> _Exercise goal_: Extract from the listing each line in which the word "chart" appears.

* * * * *

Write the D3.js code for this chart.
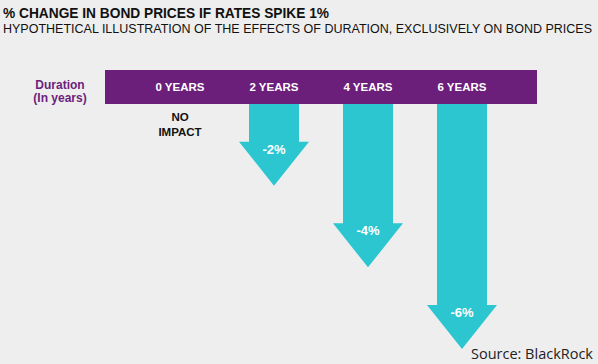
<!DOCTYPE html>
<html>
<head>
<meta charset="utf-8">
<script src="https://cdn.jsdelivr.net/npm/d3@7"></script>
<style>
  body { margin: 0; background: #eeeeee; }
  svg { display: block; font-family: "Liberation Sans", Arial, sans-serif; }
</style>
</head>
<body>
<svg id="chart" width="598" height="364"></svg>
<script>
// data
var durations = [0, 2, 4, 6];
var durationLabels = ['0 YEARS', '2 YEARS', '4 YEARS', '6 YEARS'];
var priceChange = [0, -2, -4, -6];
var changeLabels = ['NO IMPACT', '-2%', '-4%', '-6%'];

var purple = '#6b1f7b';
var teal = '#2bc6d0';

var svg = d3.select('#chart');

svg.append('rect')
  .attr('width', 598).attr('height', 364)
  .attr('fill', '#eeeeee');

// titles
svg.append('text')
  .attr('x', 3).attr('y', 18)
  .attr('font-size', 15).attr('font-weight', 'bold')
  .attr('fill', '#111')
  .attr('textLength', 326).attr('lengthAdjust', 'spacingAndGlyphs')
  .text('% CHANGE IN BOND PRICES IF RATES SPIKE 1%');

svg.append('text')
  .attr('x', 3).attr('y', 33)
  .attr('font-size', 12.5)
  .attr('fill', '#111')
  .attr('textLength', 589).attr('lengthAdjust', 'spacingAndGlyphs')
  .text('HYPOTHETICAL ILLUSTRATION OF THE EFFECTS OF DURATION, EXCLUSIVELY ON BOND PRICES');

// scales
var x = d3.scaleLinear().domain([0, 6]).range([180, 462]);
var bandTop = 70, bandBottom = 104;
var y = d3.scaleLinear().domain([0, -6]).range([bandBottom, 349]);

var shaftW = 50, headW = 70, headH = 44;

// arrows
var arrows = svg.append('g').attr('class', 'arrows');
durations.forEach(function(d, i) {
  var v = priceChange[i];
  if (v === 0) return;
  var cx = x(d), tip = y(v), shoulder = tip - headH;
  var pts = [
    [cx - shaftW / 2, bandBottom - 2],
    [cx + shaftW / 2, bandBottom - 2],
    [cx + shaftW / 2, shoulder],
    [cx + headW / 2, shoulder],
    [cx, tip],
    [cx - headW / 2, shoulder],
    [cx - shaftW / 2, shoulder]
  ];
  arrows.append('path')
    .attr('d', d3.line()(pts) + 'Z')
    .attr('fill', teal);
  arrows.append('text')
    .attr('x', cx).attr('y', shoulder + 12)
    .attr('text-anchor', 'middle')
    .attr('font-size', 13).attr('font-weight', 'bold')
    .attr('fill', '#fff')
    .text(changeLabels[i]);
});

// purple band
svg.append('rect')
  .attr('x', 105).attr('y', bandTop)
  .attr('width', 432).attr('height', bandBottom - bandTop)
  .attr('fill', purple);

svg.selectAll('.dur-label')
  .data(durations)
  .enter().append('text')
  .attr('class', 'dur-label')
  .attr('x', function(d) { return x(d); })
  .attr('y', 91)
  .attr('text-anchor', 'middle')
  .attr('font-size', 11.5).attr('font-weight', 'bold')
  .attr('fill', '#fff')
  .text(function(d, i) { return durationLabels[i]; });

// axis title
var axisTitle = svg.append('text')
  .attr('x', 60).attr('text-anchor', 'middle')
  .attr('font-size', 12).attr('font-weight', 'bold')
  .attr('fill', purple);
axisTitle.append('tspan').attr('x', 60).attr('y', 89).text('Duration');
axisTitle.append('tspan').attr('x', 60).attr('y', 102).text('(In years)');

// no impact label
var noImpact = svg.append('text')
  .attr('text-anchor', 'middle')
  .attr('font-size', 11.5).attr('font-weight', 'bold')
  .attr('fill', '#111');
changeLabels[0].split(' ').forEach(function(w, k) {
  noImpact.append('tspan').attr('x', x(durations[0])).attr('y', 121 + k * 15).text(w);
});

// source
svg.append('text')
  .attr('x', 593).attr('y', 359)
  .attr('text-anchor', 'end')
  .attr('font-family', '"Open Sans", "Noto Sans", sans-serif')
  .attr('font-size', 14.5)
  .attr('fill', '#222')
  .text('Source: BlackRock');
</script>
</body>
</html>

* * * * *

> _The completed task_:
Write the D3.js code for this chart.
<svg id="chart" width="598" height="364"></svg>
var svg = d3.select('#chart');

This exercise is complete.